▸ Provided records

########

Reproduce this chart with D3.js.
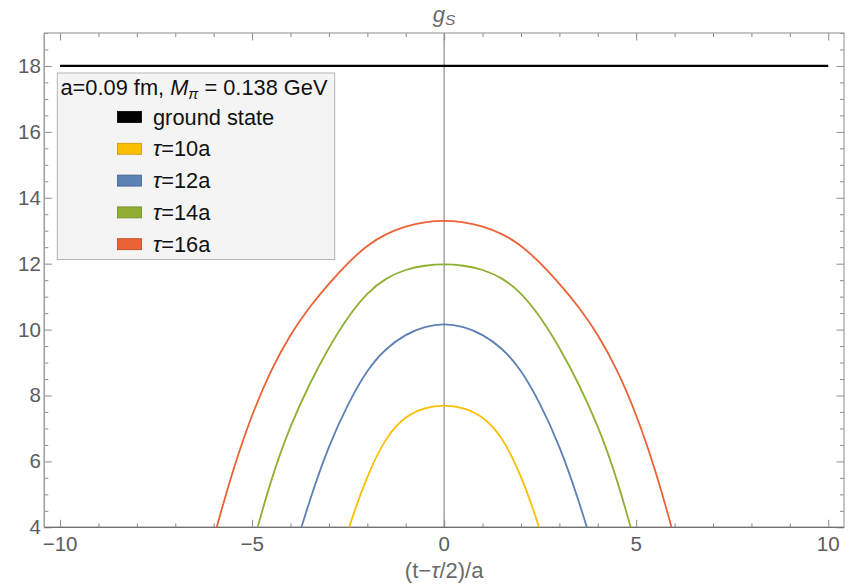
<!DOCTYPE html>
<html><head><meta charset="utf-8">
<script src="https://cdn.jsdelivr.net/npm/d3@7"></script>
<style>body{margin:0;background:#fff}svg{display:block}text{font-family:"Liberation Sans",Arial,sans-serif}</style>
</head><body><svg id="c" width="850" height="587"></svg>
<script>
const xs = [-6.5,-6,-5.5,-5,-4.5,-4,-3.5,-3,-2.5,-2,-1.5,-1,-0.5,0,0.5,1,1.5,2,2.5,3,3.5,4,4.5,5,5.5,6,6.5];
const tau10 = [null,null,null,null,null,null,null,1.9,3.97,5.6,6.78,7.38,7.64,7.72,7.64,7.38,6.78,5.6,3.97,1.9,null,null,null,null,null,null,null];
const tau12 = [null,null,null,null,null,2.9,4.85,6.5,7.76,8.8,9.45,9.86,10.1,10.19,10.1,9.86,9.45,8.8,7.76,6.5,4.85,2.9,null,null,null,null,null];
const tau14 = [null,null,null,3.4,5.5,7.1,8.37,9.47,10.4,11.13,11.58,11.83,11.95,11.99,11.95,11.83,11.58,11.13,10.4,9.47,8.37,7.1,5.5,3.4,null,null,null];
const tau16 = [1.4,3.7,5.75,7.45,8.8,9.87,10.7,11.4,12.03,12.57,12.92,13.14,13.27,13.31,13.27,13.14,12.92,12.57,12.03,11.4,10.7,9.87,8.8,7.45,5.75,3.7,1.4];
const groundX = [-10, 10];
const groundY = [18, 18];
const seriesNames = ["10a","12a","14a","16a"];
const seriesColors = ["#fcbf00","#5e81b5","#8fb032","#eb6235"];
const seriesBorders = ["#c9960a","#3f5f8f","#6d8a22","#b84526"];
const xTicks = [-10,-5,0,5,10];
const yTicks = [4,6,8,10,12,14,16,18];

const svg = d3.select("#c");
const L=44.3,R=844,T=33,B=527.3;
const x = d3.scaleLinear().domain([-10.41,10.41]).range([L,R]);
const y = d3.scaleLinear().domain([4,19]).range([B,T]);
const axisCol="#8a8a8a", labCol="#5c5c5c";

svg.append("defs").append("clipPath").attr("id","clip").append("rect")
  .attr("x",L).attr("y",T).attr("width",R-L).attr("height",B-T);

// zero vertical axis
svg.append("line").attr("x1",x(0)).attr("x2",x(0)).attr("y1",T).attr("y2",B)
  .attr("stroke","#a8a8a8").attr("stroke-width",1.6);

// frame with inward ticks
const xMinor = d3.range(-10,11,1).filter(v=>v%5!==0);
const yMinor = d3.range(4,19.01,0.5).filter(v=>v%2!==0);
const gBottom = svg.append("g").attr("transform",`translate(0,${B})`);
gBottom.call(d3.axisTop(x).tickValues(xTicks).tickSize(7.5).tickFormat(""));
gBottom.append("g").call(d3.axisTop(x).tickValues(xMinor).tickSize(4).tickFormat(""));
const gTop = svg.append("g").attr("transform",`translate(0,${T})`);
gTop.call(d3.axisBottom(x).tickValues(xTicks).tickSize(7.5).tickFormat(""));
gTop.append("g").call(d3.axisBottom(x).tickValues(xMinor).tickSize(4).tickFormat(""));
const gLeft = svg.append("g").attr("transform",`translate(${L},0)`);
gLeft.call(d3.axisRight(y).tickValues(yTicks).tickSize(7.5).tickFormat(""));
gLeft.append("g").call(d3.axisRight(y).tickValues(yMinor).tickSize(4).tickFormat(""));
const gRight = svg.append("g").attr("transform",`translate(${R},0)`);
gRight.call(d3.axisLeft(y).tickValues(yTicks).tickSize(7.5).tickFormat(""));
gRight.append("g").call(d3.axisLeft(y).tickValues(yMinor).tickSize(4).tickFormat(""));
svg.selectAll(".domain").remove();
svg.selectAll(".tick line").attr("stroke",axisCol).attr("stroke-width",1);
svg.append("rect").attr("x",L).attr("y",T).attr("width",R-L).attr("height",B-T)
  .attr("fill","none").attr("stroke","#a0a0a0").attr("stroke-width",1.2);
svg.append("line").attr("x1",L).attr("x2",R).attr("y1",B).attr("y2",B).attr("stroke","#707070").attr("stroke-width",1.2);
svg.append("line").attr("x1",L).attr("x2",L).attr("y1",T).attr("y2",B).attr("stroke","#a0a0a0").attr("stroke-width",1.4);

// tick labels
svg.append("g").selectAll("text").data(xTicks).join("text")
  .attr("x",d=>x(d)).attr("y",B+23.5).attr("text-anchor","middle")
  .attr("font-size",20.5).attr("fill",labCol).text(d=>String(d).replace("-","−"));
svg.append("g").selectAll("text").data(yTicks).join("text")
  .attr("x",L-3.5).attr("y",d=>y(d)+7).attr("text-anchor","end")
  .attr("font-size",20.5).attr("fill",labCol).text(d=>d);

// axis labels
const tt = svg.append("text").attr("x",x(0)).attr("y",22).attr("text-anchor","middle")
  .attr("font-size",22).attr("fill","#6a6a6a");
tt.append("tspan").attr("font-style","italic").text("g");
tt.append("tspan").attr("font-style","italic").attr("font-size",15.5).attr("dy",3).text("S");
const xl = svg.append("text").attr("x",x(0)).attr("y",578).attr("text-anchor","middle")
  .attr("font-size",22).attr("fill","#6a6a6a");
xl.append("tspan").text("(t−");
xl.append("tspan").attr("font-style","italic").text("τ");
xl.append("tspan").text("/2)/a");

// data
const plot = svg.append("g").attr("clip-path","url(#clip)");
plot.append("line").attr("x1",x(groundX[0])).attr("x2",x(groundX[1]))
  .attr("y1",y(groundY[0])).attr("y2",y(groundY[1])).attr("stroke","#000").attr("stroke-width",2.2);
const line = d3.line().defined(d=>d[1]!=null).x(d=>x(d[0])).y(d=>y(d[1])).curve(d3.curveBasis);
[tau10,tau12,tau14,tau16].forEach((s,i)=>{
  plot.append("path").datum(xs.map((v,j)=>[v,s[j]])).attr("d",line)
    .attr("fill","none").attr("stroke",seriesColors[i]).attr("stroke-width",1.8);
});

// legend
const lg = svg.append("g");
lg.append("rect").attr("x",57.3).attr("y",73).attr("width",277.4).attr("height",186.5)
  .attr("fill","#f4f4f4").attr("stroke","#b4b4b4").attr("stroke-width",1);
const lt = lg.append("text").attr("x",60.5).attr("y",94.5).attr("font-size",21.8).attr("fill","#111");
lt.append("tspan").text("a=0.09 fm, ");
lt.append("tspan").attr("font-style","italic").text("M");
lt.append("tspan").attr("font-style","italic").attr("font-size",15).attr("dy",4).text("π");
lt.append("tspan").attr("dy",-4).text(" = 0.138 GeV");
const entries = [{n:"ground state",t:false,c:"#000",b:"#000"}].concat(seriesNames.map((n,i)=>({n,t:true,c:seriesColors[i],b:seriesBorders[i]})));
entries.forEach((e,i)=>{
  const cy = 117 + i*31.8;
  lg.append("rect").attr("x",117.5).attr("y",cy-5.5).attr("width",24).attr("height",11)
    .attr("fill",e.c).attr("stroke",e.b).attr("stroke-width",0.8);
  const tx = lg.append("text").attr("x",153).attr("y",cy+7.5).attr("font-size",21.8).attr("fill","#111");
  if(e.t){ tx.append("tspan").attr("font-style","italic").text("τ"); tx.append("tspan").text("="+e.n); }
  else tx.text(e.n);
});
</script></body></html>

########

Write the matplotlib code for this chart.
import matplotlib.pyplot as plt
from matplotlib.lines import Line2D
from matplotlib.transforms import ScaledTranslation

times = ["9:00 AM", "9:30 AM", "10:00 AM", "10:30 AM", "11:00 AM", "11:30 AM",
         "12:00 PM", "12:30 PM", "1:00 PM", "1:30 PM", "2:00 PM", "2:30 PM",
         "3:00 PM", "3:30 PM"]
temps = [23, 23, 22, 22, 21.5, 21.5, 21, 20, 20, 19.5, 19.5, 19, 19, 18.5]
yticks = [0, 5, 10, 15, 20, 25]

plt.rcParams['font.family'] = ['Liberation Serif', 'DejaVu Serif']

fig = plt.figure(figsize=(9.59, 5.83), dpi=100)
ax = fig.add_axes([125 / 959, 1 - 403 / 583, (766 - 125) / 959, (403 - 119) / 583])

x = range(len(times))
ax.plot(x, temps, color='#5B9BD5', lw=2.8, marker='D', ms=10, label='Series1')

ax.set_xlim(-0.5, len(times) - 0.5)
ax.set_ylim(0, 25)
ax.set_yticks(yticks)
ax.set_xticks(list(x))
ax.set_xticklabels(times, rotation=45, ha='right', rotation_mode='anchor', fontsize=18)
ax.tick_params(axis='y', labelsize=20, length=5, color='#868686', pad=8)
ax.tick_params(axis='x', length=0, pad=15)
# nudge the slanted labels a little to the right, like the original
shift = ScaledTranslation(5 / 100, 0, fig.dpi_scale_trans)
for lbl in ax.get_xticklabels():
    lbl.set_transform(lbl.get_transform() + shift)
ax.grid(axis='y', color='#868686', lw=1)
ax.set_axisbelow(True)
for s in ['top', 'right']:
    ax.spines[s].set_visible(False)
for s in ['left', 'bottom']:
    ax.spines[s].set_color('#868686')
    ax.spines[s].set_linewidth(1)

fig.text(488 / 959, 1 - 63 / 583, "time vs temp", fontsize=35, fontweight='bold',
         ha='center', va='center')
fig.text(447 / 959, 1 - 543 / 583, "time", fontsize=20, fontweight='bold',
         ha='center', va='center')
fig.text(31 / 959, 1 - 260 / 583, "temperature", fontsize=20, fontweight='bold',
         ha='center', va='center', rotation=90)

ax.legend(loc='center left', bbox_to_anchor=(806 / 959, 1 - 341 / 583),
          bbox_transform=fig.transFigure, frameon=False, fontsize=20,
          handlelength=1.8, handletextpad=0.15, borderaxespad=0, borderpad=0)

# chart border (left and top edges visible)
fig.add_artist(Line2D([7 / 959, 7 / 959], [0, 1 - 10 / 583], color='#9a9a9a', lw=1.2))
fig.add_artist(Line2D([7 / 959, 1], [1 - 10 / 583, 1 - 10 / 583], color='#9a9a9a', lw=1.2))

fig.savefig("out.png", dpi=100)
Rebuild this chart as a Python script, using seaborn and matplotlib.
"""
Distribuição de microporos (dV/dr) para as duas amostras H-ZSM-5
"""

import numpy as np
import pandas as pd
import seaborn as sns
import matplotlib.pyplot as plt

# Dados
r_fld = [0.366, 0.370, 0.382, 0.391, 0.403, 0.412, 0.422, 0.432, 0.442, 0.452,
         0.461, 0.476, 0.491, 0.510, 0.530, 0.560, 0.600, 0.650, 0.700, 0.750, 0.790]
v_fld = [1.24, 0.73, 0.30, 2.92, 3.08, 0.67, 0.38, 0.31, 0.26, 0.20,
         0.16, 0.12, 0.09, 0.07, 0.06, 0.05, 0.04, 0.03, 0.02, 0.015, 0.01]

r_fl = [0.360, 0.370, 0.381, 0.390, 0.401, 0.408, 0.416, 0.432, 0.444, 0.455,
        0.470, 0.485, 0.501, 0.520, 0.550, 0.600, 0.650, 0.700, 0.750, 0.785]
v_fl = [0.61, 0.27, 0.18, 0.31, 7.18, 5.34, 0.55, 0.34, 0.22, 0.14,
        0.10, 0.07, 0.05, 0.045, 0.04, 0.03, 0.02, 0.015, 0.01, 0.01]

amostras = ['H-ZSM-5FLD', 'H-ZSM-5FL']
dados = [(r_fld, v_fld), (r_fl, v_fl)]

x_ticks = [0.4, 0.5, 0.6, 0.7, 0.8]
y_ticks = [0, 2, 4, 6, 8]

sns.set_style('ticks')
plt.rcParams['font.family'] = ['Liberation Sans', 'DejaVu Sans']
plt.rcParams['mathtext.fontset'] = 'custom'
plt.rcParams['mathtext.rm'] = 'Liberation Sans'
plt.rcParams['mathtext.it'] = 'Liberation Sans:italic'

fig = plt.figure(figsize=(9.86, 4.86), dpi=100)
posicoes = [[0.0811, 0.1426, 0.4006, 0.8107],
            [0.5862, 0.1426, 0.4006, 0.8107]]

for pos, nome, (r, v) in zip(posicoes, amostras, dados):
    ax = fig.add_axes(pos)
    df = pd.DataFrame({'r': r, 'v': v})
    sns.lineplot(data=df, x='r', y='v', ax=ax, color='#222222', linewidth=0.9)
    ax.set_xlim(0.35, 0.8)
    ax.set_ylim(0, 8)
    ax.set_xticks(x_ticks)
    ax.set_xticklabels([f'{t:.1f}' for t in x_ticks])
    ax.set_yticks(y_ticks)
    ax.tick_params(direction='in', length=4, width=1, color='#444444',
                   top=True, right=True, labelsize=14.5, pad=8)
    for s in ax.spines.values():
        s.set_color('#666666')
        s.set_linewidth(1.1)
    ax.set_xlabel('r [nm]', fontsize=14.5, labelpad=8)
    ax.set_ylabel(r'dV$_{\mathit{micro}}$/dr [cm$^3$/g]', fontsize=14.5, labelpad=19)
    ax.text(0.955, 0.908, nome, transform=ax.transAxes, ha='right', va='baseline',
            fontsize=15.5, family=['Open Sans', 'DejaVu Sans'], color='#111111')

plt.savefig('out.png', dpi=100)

########

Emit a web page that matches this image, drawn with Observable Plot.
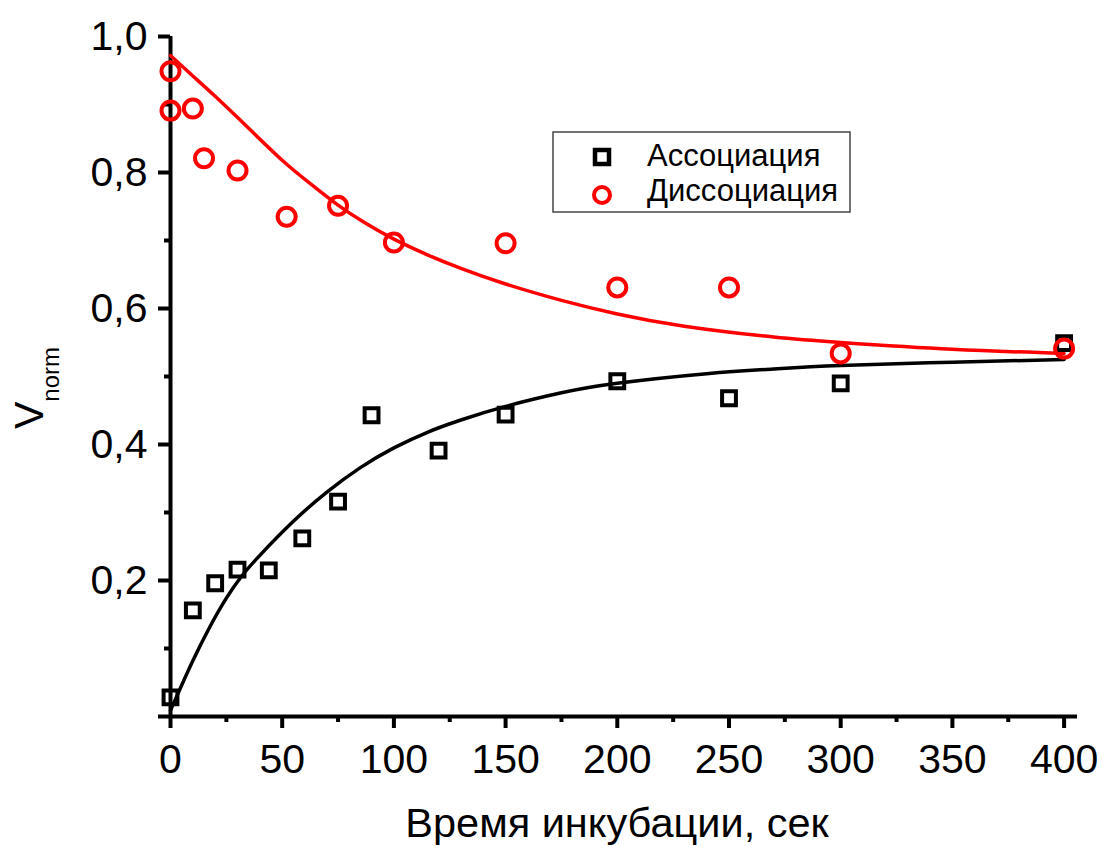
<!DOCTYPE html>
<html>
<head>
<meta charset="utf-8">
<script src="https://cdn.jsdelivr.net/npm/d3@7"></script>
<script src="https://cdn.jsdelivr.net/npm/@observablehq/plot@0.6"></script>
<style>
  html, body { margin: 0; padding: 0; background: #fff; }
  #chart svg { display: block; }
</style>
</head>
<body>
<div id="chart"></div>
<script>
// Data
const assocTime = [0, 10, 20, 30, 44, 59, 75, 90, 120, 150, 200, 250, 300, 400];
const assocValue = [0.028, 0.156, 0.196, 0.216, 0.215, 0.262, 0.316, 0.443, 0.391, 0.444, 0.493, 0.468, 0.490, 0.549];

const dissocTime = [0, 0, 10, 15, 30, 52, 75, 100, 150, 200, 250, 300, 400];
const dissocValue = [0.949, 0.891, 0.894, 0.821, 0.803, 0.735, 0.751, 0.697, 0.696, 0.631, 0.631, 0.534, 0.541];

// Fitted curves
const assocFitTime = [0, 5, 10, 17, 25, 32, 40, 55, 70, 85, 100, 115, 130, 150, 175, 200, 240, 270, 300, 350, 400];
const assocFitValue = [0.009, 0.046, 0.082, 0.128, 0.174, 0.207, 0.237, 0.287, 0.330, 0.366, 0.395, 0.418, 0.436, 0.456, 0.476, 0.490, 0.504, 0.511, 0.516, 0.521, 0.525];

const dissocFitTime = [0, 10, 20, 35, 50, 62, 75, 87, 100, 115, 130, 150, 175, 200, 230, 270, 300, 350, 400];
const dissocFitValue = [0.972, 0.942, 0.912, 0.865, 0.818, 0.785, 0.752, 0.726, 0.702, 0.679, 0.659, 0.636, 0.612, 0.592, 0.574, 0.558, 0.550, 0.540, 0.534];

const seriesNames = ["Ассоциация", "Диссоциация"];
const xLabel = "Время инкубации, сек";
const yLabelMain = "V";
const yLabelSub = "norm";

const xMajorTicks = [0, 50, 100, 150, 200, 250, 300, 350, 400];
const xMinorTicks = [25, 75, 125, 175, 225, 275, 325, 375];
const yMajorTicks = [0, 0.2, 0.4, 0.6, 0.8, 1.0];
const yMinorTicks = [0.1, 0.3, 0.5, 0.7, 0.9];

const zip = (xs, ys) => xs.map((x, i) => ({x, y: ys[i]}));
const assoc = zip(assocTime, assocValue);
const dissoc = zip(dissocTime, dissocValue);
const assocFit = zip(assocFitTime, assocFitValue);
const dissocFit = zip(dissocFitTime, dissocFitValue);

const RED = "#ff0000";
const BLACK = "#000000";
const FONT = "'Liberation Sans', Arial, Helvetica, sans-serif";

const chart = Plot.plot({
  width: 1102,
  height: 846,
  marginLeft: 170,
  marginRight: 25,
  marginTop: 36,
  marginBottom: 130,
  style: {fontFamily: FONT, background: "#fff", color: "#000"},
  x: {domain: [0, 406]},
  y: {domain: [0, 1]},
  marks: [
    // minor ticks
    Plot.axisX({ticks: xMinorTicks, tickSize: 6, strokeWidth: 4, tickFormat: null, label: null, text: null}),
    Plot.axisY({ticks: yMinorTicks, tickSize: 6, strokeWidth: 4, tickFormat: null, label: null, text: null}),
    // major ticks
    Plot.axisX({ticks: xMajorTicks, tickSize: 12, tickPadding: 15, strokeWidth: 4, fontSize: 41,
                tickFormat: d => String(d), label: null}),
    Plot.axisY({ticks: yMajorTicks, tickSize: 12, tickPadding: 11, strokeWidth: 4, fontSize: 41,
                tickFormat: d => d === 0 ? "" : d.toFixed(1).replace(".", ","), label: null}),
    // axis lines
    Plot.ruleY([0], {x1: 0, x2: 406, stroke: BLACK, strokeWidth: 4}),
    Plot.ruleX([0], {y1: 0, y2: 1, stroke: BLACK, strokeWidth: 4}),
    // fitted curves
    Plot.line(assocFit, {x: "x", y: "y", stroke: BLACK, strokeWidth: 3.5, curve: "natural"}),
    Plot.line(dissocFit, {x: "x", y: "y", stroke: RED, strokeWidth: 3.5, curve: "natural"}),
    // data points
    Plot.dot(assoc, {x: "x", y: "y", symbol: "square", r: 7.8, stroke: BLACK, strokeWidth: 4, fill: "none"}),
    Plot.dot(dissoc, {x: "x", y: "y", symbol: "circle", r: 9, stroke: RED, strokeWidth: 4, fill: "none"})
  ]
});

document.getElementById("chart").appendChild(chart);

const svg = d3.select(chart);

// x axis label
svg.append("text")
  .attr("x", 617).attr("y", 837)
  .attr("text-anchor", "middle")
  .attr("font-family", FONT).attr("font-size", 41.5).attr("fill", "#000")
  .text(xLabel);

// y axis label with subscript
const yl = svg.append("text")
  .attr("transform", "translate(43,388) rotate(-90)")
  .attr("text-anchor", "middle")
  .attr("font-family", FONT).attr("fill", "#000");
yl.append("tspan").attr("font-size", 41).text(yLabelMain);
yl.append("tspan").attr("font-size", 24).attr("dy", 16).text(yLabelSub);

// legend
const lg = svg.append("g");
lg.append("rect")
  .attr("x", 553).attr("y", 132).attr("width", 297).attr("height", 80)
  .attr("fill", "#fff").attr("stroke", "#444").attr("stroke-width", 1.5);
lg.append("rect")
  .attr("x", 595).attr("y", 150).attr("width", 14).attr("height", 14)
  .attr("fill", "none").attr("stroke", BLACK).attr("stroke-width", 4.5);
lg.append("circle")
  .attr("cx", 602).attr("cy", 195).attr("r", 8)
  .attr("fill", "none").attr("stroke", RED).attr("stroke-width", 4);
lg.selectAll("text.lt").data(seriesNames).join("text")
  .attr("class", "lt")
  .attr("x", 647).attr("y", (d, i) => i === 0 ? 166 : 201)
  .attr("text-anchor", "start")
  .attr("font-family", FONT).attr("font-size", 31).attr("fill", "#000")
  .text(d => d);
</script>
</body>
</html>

########

▸ Given request
Please print exactly, and only, the lines from the line with "Write the matplotlib code for this chart." to the line with "from matplotlib.transforms import", both included.

▸ Reply
Write the matplotlib code for this chart.
import matplotlib.pyplot as plt
from matplotlib.lines import Line2D
from matplotlib.transforms import ScaledTranslation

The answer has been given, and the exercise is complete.